Bio: As the former owner of ‘Jake’s: Coffee, Tea & Sandwiches’ in Ripon, Jake Parks learned what it took to succeed in business at an early age. His folks are Phil and Donna Parks, longtime owners of Park’s Chevron in Ripon.
From them, he also learned about being community minded – Donna Parks is a former school board member at Ripon Unified.
He’s a 2001 graduate of Ripon Christian High and previously served on the Ripon Chamber of Commerce, and has a degree in Business Marketing from Chico State, and a master’s degree in International Affairs from the University of Central Florida.

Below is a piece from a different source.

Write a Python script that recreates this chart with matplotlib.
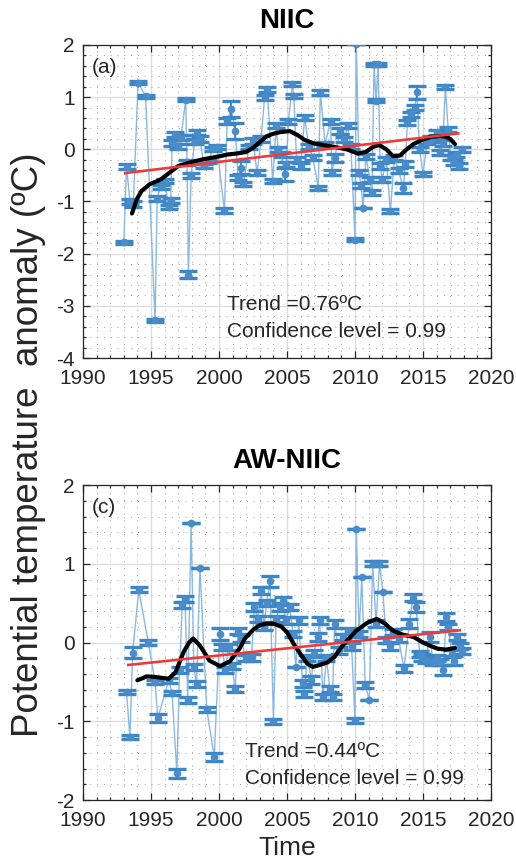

Answer: “In talking with developers and those looking to expand their business, I have come to realize not every business is going to be a fit for Ripon (i.e. Target or Walmart). The city needs to focus its efforts on attracting local/regional businesses, which are not necessarily in every community (Tractor Supply, Regional Pregnancy Centers, breweries, etc). These will be businesses that understand, and can relate to the culture of Ripon; becoming a part of the community. Once these businesses have been identified it will be imperative for the City to create an atmosphere of business success. The city has already begun to change its perception in the business community, by reforming in development fees. We are now more competitive with surrounding communities, but have not sacrificed our ability to operate city services. If re-elected to the City Council, I will make sure we stay on this path; being open and flexible to new business needs, while maintaining a city services.”